The Outsiders is a classic novel set in the mid-1960’s. The author, S.E. Hinton, wrote it based on real-life events and people in her high school, and the book was published in 1967 when she was seventeen years old. The novel explores the difficulties of teenage life and social classes among teens and in society. It teaches lessons about breaking stereotypes and learning to look at situations from one another’s perspectives. Generations of 8th graders at Wylie have grown up reading The Outsiders, and it remains true as a beloved novel. In 2013, the Wylie Junior High 8th grade English department decided to take the novel a step further and allowed students to dress up as their favorite social role, a Greaser from the other side of the tracks, or a Soc from the socially elite upper class in the novel. Students research the dress, style, and slang of the 60’s era. The students had so much fun with it that the teachers decided to expand once more by adding a treat and a small car show. Students and teachers dress up from the era and enjoy ice cream floats before heading out to enjoy the car show during their reading classes.
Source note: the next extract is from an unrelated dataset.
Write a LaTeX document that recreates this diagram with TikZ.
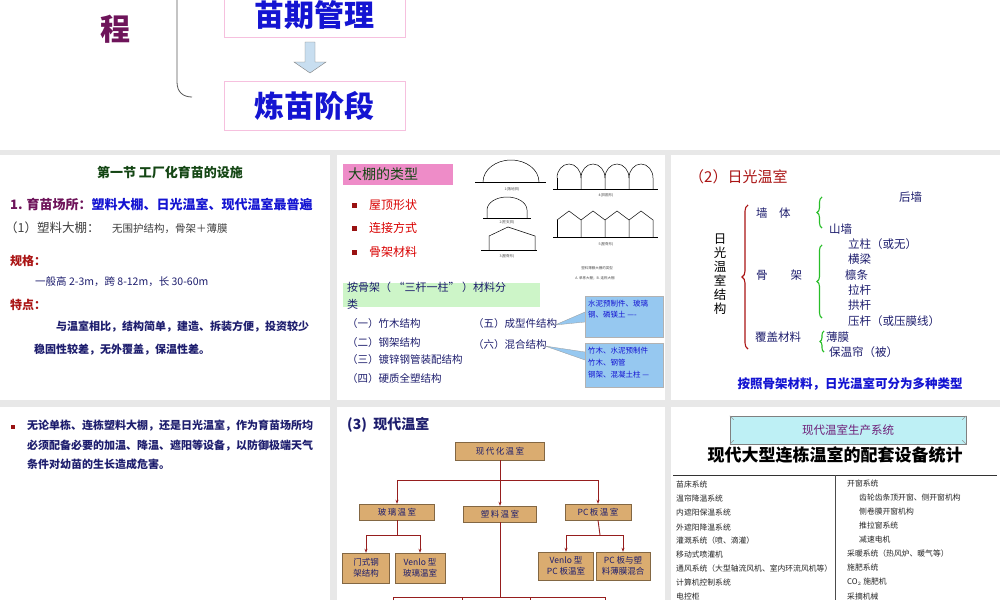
\documentclass[tikz,border=0pt]{standalone}
\usepackage{fontspec}
\setmainfont{Noto Sans CJK SC}
\usetikzlibrary{decorations.pathreplacing,arrows.meta}
\definecolor{bg}{RGB}{232,232,232}
\definecolor{navy}{RGB}{30,30,110}
\definecolor{dred}{RGB}{170,20,20}
\definecolor{bblue}{RGB}{20,20,210}
\definecolor{wood}{RGB}{218,172,112}
\definecolor{calloutc}{RGB}{150,200,240}
\definecolor{gbox}{RGB}{205,245,200}
\definecolor{pbox}{RGB}{240,150,200}
\definecolor{bpurp}{RGB}{110,20,90}
\definecolor{dgreen}{RGB}{20,70,20}
\tikzset{
 fs/.style={font=\fontsize{#1}{#1}\selectfont},
 lt/.style={anchor=west,inner sep=0pt},
 woodbox/.style={fill=wood,draw=wood!60!black,inner sep=2pt,text=navy,font=\fontsize{8.5}{11}\selectfont,align=center},
 wline/.style={draw={rgb,255:red,150;green,30;blue,30},line width=0.9pt},
 warr/.style={wline,-{Stealth[length=4pt]}},
 gb/.style={draw={rgb,255:red,40;green,190;blue,40},line width=1.1pt,decorate,decoration={brace,amplitude=5pt}},
 shape1/.style={line width=0.5pt},
 captxt/.style={fs=3.5,text=black!70,inner sep=0pt},
}
\begin{document}
\begin{tikzpicture}[x=1pt,y=-1pt]
\fill[bg] (0,0) rectangle (1000,600);
\useasboundingbox (0,0) rectangle (1000,600);
\fill[white] (0,0) rectangle (1000,150);
\fill[white] (0,155) rectangle (330,400);
\fill[white] (337,155) rectangle (665,400);
\fill[white] (671,155) rectangle (1000,400);
\fill[white] (0,407) rectangle (330,600);
\fill[white] (337,407) rectangle (665,600);
\fill[white] (671,407) rectangle (1000,600);
% top
\node[text=bpurp,inner sep=0pt] (cheng) at (115,29) {\fontsize{30}{30}\selectfont\bfseries 程};
\draw[black!65,line width=0.8pt] (177,0) -- (177,82) .. controls (177,92) and (183,97) .. (192,97);
\node[draw=pbox!60,minimum width=181pt,minimum height=40pt,anchor=south] (mq) at (314.5,37) {};
\node[text=bblue,inner sep=0pt] (mqt) at (314.5,15) {\fontsize{30}{30}\selectfont\bfseries 苗期管理};
\node[draw=pbox!60,minimum width=181pt,minimum height=49pt,text=bblue] (lm) at (314.5,106) {\fontsize{30}{30}\selectfont\bfseries 炼苗阶段};
\draw[fill={rgb,255:red,200;green,222;blue,240},draw=black!50] (305,42) -- (315,42) -- (315,62) -- (326,62) -- (310,73) -- (294,62) -- (305,62) -- cycle;
% panel 1
\node[text=dgreen,inner sep=0pt] (t1) at (170,172) {\fontsize{13}{13}\selectfont\bfseries 第一节\ 工厂化育苗的设施};
\node[lt] (p1a) at (10,205) {\fontsize{13}{13}\selectfont\bfseries\color{bpurp}1. 育苗场所：\color{bblue}塑料大棚、日光温室、现代温室最普遍};
\node[lt,text=black!75] (p1b) at (5,228) {\fontsize{12.5}{13}\selectfont （1）塑料大棚：\quad {\fontsize{10.5}{11}\selectfont 无围护结构，骨架＋薄膜}};
\node[lt,text=dred] (p1c) at (10,261) {\fontsize{12}{12}\selectfont\bfseries 规格：};
\node[lt,text=navy] (p1d) at (35,282) {\fontsize{10.5}{11}\selectfont 一般高 2-3m，跨 8-12m，长 30-60m};
\node[lt,text=dred] (p1e) at (10,305) {\fontsize{12}{12}\selectfont\bfseries 特点：};
\node[lt,text=navy] (p1f) at (56,327) {\fontsize{11}{11}\selectfont\bfseries 与温室相比，结构简单，建造、拆装方便，投资较少};
\node[lt,text=navy] (p1g) at (34,350) {\fontsize{11}{11}\selectfont\bfseries 稳固性较差，无外覆盖，保温性差。};
% panel 2
\node[fill={rgb,255:red,238;green,140;blue,200},minimum width=110pt,minimum height=21pt,anchor=north west] (dp) at (343,164) {};
\node[lt,text=dgreen] (dpt) at (348,174.5) {\fontsize{14}{14}\selectfont 大棚的类型};
\foreach \yy/\tt/\nm in {205/屋顶形状/b1,228/连接方式/b2,252/骨架材料/b3}{
 \fill[dred!90!black] (352,\yy-2.5) rectangle +(5,5);
 \node[lt,text=red!85!black] (\nm) at (369,\yy) {\fontsize{12}{12}\selectfont \tt};
}
% drawings
\draw[shape1] (475,182) -- (546,182);
\draw[shape1] (483,182) arc[start angle=180,end angle=360,x radius=28,y radius=22];
\node[captxt] (c1) at (512,189) {1(落地拱)};
\draw[shape1] (483,218) -- (531,218);
\draw[shape1] (487,218) -- (487,210) arc[start angle=180,end angle=360,x radius=20,y radius=13] -- (527,218);
\node[captxt] (c2) at (507,222) {2(柱支拱)};
\draw[shape1] (481,250) -- (537,250);
\draw[shape1] (489,250) -- (489,236) -- (508,227) -- (535,236) -- (535,250);
\node[captxt] (c3) at (507,256) {3(屋脊形)};
\draw[shape1] (553,189) -- (658,189);
\draw[shape1] (557,189) -- (557,178);
\foreach \i in {0,1,2,3}{
 \draw[shape1] (557+24*\i,178) arc[start angle=180,end angle=360,x radius=12,y radius=14] -- ++(0,11);
}
\node[captxt] (c4) at (606,195) {4(拱圆形)};
\draw[shape1] (553,237) -- (658,237);
\draw[shape1] (557,237) -- (557,220);
\foreach \i in {0,1,2,3}{
 \draw[shape1] (557+24*\i,220) -- (569+24*\i,211) -- (581+24*\i,220) -- ++(0,17);
}
\node[captxt] (c5) at (606,244) {5(屋脊形)};
\node[captxt] (c6) at (597,268) {塑料薄膜大棚的类型};
\node[captxt] (c7) at (595,278) {A. 单栋大棚；B. 连栋大棚};
\node[fill=gbox,minimum width=197pt,minimum height=24pt,anchor=north west] (gbx) at (343,283) {};
\node[lt,text=navy,align=left,font=\fontsize{11}{17}\selectfont] (gbt) at (347,296) {按骨架（\ “三杆一柱”\ ）材料分\\类};
\node[lt,text=navy] (l1) at (347,324) {\fontsize{10.5}{11}\selectfont （一）竹木结构};
\node[lt,text=navy] (l2) at (347,343) {\fontsize{10.5}{11}\selectfont （二）钢架结构};
\node[lt,text=navy] (l3) at (347,360) {\fontsize{10.5}{11}\selectfont （三）镀锌钢管装配结构};
\node[lt,text=navy] (l4) at (347,379) {\fontsize{10.5}{11}\selectfont （四）硬质全塑结构};
\node[lt,text=navy] (l5) at (473,324) {\fontsize{10.5}{11}\selectfont （五）成型件结构};
\node[lt,text=navy] (l6) at (473,345) {\fontsize{10.5}{11}\selectfont （六）混合结构};
\fill[calloutc] (585,312) -- (555,325) -- (585,322) -- cycle;
\fill[calloutc] (585,352) -- (545,346) -- (585,360) -- cycle;
\draw[black!40,line width=0.3pt] (585,312) -- (555,325) -- (585,322);
\draw[black!40,line width=0.3pt] (585,352) -- (545,346) -- (585,360);
\node[fill=calloutc,draw=black!30,minimum width=78pt,minimum height=41pt,anchor=north west] (cb1) at (585,296) {};
\node[anchor=north west,text=bblue,align=left,inner sep=0pt,font=\fontsize{7.5}{11}\selectfont] (cb1t) at (588,300) {水泥预制件、玻璃\\钢、磷镁土 ----};
\node[fill=calloutc,draw=black!30,minimum width=78pt,minimum height=44pt,anchor=north west] (cb2) at (585,343) {};
\node[anchor=north west,text=bblue,align=left,inner sep=0pt,font=\fontsize{7.5}{12}\selectfont] (cb2t) at (588,347) {竹木、水泥预制件\\竹木、钢管\\钢架、混凝土柱 ---};
% panel 3
\node[lt,text=dred] (rg) at (689,177) {\fontsize{15}{15}\selectfont （2）日光温室};
\node[text=black,align=center,inner sep=0pt,font=\fontsize{12.5}{14}\selectfont] (vt) at (720,274) {日\\光\\温\\室\\结\\构};
\draw[dred,line width=1.1pt,decorate,decoration={brace,amplitude=6pt}] (748,349) -- (748,205);
\node[lt,text=navy] (qt) at (756,213) {\fontsize{11.5}{12}\selectfont 墙\quad 体};
\node[lt,text=navy] (gj) at (756,275) {\fontsize{11.5}{12}\selectfont 骨\qquad 架};
\node[lt,text=navy] (fg) at (755,337) {\fontsize{11.5}{12}\selectfont 覆盖材料};
\draw[gb] (822,228) -- (822,197);
\node[lt,text=navy] (hq) at (899,197) {\fontsize{11.5}{12}\selectfont 后墙};
\node[lt,text=navy] (sq) at (829,229) {\fontsize{11.5}{12}\selectfont 山墙};
\draw[gb] (822,318) -- (822,245);
\node[lt,text=navy] (g1) at (848,244) {\fontsize{11.5}{12}\selectfont 立柱（或无）};
\node[lt,text=navy] (g2) at (848,259) {\fontsize{11.5}{12}\selectfont 横梁};
\node[lt,text=navy] (g3) at (845,275) {\fontsize{11.5}{12}\selectfont 檩条};
\node[lt,text=navy] (g4) at (848,290) {\fontsize{11.5}{12}\selectfont 拉杆};
\node[lt,text=navy] (g5) at (848,305) {\fontsize{11.5}{12}\selectfont 拱杆};
\node[lt,text=navy] (g6) at (848,321) {\fontsize{11.5}{12}\selectfont 压杆（或压膜线）};
\draw[gb,decoration={brace,amplitude=4pt}] (824,352) -- (824,331);
\node[lt,text=navy] (f1) at (826,337) {\fontsize{11.5}{12}\selectfont 薄膜};
\node[lt,text=navy] (f2) at (829,352) {\fontsize{11.5}{12}\selectfont 保温帘（被）};
\node[text=bblue,inner sep=0pt] (note3) at (850,384) {\fontsize{12.5}{13}\selectfont\bfseries 按照骨架材料，日光温室可分为多种类型};
% panel 4
\fill[dred!90!black] (11,425) rectangle +(4,4);
\node[anchor=north west,text=navy,align=left,inner sep=0pt,font=\fontsize{11}{19.5}\selectfont\bfseries] (p4) at (27,420) {无论单栋、连栋塑料大棚，还是日光温室，作为育苗场所均\\必须配备必要的加温、降温、遮阳等设备，以防御极端天气\\条件对幼苗的生长造成危害。};
% panel 5
\node[lt,text=navy] (p5t) at (347,425) {\fontsize{14}{14}\selectfont\bfseries (3)\ \ 现代温室};
\node[woodbox,minimum width=89pt,minimum height=18pt] (xd) at (500,451) {现\,代\,化\,温\,室};
\node[woodbox,minimum width=75pt,minimum height=16pt] (bl) at (397,512) {玻\,璃\,温\,室};
\node[woodbox,minimum width=73pt,minimum height=16pt] (sl) at (500,514) {塑\,料\,温\,室};
\node[woodbox,minimum width=66pt,minimum height=16pt] (pc) at (598,512) {\textit{PC}\,板\,温\,室};
\node[woodbox,minimum width=47pt,minimum height=30pt] (mz) at (366,568) {门式钢\\架结构};
\node[woodbox,minimum width=50pt,minimum height=30pt] (vl) at (420,568) {Venlo 型\\玻璃温室};
\node[woodbox,minimum width=55pt,minimum height=28pt] (vp) at (566,566) {\textit{Venlo} 型\\\textit{PC} 板温室};
\node[woodbox,minimum width=54pt,minimum height=28pt] (pp) at (623,566) {\textit{PC} 板与塑\\料薄膜混合};
\coordinate (j1) at (500,480);
\draw[wline] (xd.south) -- (j1);
\draw[warr] (j1) -| (bl.north);
\draw[warr] (j1) -- (sl.north);
\draw[warr] (j1) -| (pc.north);
\coordinate (j2) at (397,535);
\draw[wline] (bl.south) -- (j2);
\draw[warr] (j2) -| (mz.north);
\draw[warr] (j2) -| (vl.north);
\coordinate (j3) at (600,535);
\draw[wline] (pc.south) -- (j3);
\draw[warr] (j3) -| (vp.north);
\draw[warr] (j3) -| (pp.north);
\coordinate (j4) at (500,597);
\coordinate (k1) at (393,600);
\coordinate (k2) at (605,600);
\draw[wline] (sl.south) -- (j4);
\draw[wline] (k1) -- (393,597) -- (605,597) -- (k2);
\draw[wline] (462,597) -- (462,600) (530,597) -- (530,600);
% panel 6
\node[fill={rgb,255:red,190;green,240;blue,245},draw=black!50,minimum width=236pt,minimum height=28pt,text={rgb,255:red,110;green,30;blue,120}] (sys) at (848,430) {\fontsize{11.5}{12}\selectfont 现代温室生产系统};
\draw[black!40] (sys.north west) -- ++(4,4) (sys.north east) -- ++(-4,4) (sys.south west) -- ++(4,-4) (sys.south east) -- ++(-4,-4);
\node[inner sep=0pt] (big) at (835,455) {\fontsize{17}{17}\selectfont\bfseries 现代大型连栋温室的配套设备统计};
\draw[black!80,line width=0.8pt] (673,475) -- (997,475);
\draw[black!70,line width=0.6pt] (835,475) -- (835,600);
\foreach \yy/\tt [count=\i] in {485/苗床系统,499/温帘降温系统,513/内遮阳保温系统,527/外遮阳降温系统,541/灌溉系统（喷、滴灌）,555/移动式喷灌机,569/通风系统（大型轴流风机、室内环流风机等）,583/计算机控制系统,597/电控柜}{
 \node[lt,text=black!85] (L\i) at (676,\yy) {\fontsize{7.8}{8}\selectfont \tt};
}
\foreach \xx/\yy/\tt [count=\i] in {847/484/开窗系统,859/498/齿轮齿条顶开窗、侧开窗机构,859/512/侧卷膜开窗机构,859/526/推拉窗系统,859/540/减速电机,847/554/采暖系统（热风炉、暖气等）,847/568/施肥系统,847/582/CO$_2$ 施肥机,847/596/采摘机械}{
 \node[lt,text=black!85] (R\i) at (\xx,\yy) {\fontsize{7.8}{8}\selectfont \tt};
}
\end{tikzpicture}
\end{document}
“The cars play an important role in The Outsiders novel and defined the social groups of the times. More so, I feel like the cars have helped students connect it with their grandparents’ generation. I grew up with my dad telling stories about his 1969 Camaro and thought it would be a fun addition for the kids to see first-hand. Hearing stories and reading them are one thing, but when you can make it come to life, that’s a connection students will never forget. I began to research what Abilene looked like during the 60’s and places I’ve grown up hearing my parents talk about to show students. I have found pictures of places like Mack Eplen’s and downtown Abilene. Students are always surprised to see what the cost of food was during that time frame. We discuss the economy, social expectations and roles, and what life must have been like during that time,” said Kelly Trumble, an 8th grade reading teacher. She continued, “We’ve had fellow teachers and parents volunteer to show the kids the inside of these vintage classics, the process of restoration, and a true appreciation of an older generation of cars. It has stirred a love of literature and a connection with the real world they may have never had otherwise.”
Hailey Miller, Abbey Wartes, Amanda Gay, Daysha Kerby, Shannon Allen, rest of the English department, agreed that not only does the dress up day and car show open the students’ perspectives, but it also brings kids closer to the reading content in a fun and exciting way. The kids just have fun with it and their excitement is contagious!
A few students in Trumble’s class were interviewed about Outsider’s Day. Evvy Chatfield said, “It gives you a true 60’s feel and furthers your understanding of what it was like in the novel.” Ashley Perry chimed in, “Yes, it makes you appreciate the book a little more and makes stronger connections with the characters.” Then Brock Stephenson added, “If I could go back in time, I would go back to the 60’s.”
Outsider’s Day is also a time to have the community connect with students. Lane Justice asked his teacher weeks in advance if his grandfather could bring his old vintage cars for the day. “It was fun having my grandparents here to show their cars to my friends. They got to show a piece of our family history to my friends. The Bel-Air has been in my family for the past 30 years. They are expensive to care for and maintain. I’ll get to drive the Mustang when I’m in high school, so I’m pretty excited about that!”
Teachers and staff participate to make the day an event worth remembering. Laro Clark, an algebra teacher at the junior high brought his restored Mustang to school. Donning his Greaser look, he loves allowing his math students to join in on the fun.
“When Mr. Clark revved his engine, it was loud, and surprising how many people you could fit in the backseat!” said Allie Stewart-Duke, “That was my favorite part.”
When asked what these soon-to-be freshman would share about Outsider’s Day with those younger than them, Kadin Long and Brock Stephenson said, “Don’t think you’re too cool to dress up. Dress up and have fun! Taking pictures with your friends is fun, so make the most of it.”
The teachers have been asked multiple times if this tradition will continue in 8th grade as the campus splits East and West. Hailey Miller (East) and Trumble (West) said, “Oh, you bet! We’ll just have two car shows. It may be a bit more of a challenge finding cars, but we’ll continue to make it a true Wylie tradition for all eighth graders as the excitement and love for The Outsiders grows each year.”